STATED PROBLEM: Transcribe the records in full, keeping every character as it is.

** Begin ENTRIES PROVIDED **

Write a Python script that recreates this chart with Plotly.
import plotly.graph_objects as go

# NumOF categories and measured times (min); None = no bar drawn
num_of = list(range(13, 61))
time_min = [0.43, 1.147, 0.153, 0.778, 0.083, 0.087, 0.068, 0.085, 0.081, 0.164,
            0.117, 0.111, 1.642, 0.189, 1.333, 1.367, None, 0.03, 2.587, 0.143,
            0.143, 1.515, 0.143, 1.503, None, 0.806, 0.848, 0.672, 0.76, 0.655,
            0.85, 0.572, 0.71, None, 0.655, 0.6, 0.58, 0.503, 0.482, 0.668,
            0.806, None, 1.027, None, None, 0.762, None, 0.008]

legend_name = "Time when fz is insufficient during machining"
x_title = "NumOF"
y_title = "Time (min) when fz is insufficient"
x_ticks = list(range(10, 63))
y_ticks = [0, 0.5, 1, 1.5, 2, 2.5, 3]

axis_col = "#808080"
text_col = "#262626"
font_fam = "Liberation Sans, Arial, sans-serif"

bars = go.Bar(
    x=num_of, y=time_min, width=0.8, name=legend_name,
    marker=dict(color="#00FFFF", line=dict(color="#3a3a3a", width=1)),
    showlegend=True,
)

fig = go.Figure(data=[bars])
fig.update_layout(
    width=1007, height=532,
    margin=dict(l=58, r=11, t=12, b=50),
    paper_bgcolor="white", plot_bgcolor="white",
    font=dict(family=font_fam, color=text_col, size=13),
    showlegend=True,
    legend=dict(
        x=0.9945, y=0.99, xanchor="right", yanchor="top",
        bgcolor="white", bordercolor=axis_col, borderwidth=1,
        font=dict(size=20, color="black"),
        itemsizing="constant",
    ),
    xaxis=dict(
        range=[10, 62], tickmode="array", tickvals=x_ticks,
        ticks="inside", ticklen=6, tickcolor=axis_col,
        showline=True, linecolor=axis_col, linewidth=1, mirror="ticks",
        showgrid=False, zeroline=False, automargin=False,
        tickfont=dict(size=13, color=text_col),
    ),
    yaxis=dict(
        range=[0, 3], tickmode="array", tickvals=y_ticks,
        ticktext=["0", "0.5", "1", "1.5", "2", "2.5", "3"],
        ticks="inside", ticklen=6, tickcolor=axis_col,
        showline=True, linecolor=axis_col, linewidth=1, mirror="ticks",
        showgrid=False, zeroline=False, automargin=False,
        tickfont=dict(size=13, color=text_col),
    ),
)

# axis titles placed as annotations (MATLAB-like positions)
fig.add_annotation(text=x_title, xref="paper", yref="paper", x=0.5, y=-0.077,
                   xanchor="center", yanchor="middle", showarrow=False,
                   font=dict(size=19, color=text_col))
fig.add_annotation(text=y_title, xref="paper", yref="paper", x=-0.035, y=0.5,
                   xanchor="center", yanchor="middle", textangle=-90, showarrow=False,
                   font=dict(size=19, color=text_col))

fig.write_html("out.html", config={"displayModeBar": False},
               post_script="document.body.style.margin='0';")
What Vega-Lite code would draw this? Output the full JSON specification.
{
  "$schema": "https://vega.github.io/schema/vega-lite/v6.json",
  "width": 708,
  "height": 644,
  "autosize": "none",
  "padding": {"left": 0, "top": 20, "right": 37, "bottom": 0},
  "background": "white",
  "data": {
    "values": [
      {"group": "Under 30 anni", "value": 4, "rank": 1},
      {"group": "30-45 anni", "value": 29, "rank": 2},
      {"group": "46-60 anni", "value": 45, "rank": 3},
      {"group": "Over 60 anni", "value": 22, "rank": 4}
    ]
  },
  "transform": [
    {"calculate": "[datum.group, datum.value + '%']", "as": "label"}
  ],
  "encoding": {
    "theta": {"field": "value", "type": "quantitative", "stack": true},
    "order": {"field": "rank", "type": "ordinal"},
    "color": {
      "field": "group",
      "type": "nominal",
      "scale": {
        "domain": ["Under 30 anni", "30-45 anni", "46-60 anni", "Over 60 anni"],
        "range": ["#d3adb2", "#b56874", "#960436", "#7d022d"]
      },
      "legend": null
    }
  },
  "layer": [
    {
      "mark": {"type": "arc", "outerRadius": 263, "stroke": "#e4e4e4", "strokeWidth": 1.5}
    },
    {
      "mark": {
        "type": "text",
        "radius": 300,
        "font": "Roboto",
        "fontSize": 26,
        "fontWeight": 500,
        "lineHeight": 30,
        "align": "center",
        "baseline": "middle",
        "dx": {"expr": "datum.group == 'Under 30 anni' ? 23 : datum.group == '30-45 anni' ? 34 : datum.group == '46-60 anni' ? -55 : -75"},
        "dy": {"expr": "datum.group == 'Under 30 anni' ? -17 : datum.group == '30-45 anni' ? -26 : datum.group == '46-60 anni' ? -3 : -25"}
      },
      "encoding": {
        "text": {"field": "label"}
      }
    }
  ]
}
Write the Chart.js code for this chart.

** End ENTRIES PROVIDED **

EXERCISE OUTPUT:
Write a Python script that recreates this chart with Plotly.
import plotly.graph_objects as go

# NumOF categories and measured times (min); None = no bar drawn
num_of = list(range(13, 61))
time_min = [0.43, 1.147, 0.153, 0.778, 0.083, 0.087, 0.068, 0.085, 0.081, 0.164,
            0.117, 0.111, 1.642, 0.189, 1.333, 1.367, None, 0.03, 2.587, 0.143,
            0.143, 1.515, 0.143, 1.503, None, 0.806, 0.848, 0.672, 0.76, 0.655,
            0.85, 0.572, 0.71, None, 0.655, 0.6, 0.58, 0.503, 0.482, 0.668,
            0.806, None, 1.027, None, None, 0.762, None, 0.008]

legend_name = "Time when fz is insufficient during machining"
x_title = "NumOF"
y_title = "Time (min) when fz is insufficient"
x_ticks = list(range(10, 63))
y_ticks = [0, 0.5, 1, 1.5, 2, 2.5, 3]

axis_col = "#808080"
text_col = "#262626"
font_fam = "Liberation Sans, Arial, sans-serif"

bars = go.Bar(
    x=num_of, y=time_min, width=0.8, name=legend_name,
    marker=dict(color="#00FFFF", line=dict(color="#3a3a3a", width=1)),
    showlegend=True,
)

fig = go.Figure(data=[bars])
fig.update_layout(
    width=1007, height=532,
    margin=dict(l=58, r=11, t=12, b=50),
    paper_bgcolor="white", plot_bgcolor="white",
    font=dict(family=font_fam, color=text_col, size=13),
    showlegend=True,
    legend=dict(
        x=0.9945, y=0.99, xanchor="right", yanchor="top",
        bgcolor="white", bordercolor=axis_col, borderwidth=1,
        font=dict(size=20, color="black"),
        itemsizing="constant",
    ),
    xaxis=dict(
        range=[10, 62], tickmode="array", tickvals=x_ticks,
        ticks="inside", ticklen=6, tickcolor=axis_col,
        showline=True, linecolor=axis_col, linewidth=1, mirror="ticks",
        showgrid=False, zeroline=False, automargin=False,
        tickfont=dict(size=13, color=text_col),
    ),
    yaxis=dict(
        range=[0, 3], tickmode="array", tickvals=y_ticks,
        ticktext=["0", "0.5", "1", "1.5", "2", "2.5", "3"],
        ticks="inside", ticklen=6, tickcolor=axis_col,
        showline=True, linecolor=axis_col, linewidth=1, mirror="ticks",
        showgrid=False, zeroline=False, automargin=False,
        tickfont=dict(size=13, color=text_col),
    ),
)

# axis titles placed as annotations (MATLAB-like positions)
fig.add_annotation(text=x_title, xref="paper", yref="paper", x=0.5, y=-0.077,
                   xanchor="center", yanchor="middle", showarrow=False,
                   font=dict(size=19, color=text_col))
fig.add_annotation(text=y_title, xref="paper", yref="paper", x=-0.035, y=0.5,
                   xanchor="center", yanchor="middle", textangle=-90, showarrow=False,
                   font=dict(size=19, color=text_col))

fig.write_html("out.html", config={"displayModeBar": False},
               post_script="document.body.style.margin='0';")
What Vega-Lite code would draw this? Output the full JSON specification.
{
  "$schema": "https://vega.github.io/schema/vega-lite/v6.json",
  "width": 708,
  "height": 644,
  "autosize": "none",
  "padding": {"left": 0, "top": 20, "right": 37, "bottom": 0},
  "background": "white",
  "data": {
    "values": [
      {"group": "Under 30 anni", "value": 4, "rank": 1},
      {"group": "30-45 anni", "value": 29, "rank": 2},
      {"group": "46-60 anni", "value": 45, "rank": 3},
      {"group": "Over 60 anni", "value": 22, "rank": 4}
    ]
  },
  "transform": [
    {"calculate": "[datum.group, datum.value + '%']", "as": "label"}
  ],
  "encoding": {
    "theta": {"field": "value", "type": "quantitative", "stack": true},
    "order": {"field": "rank", "type": "ordinal"},
    "color": {
      "field": "group",
      "type": "nominal",
      "scale": {
        "domain": ["Under 30 anni", "30-45 anni", "46-60 anni", "Over 60 anni"],
        "range": ["#d3adb2", "#b56874", "#960436", "#7d022d"]
      },
      "legend": null
    }
  },
  "layer": [
    {
      "mark": {"type": "arc", "outerRadius": 263, "stroke": "#e4e4e4", "strokeWidth": 1.5}
    },
    {
      "mark": {
        "type": "text",
        "radius": 300,
        "font": "Roboto",
        "fontSize": 26,
        "fontWeight": 500,
        "lineHeight": 30,
        "align": "center",
        "baseline": "middle",
        "dx": {"expr": "datum.group == 'Under 30 anni' ? 23 : datum.group == '30-45 anni' ? 34 : datum.group == '46-60 anni' ? -55 : -75"},
        "dy": {"expr": "datum.group == 'Under 30 anni' ? -17 : datum.group == '30-45 anni' ? -26 : datum.group == '46-60 anni' ? -3 : -25"}
      },
      "encoding": {
        "text": {"field": "label"}
      }
    }
  ]
}
Write the Chart.js code for this chart.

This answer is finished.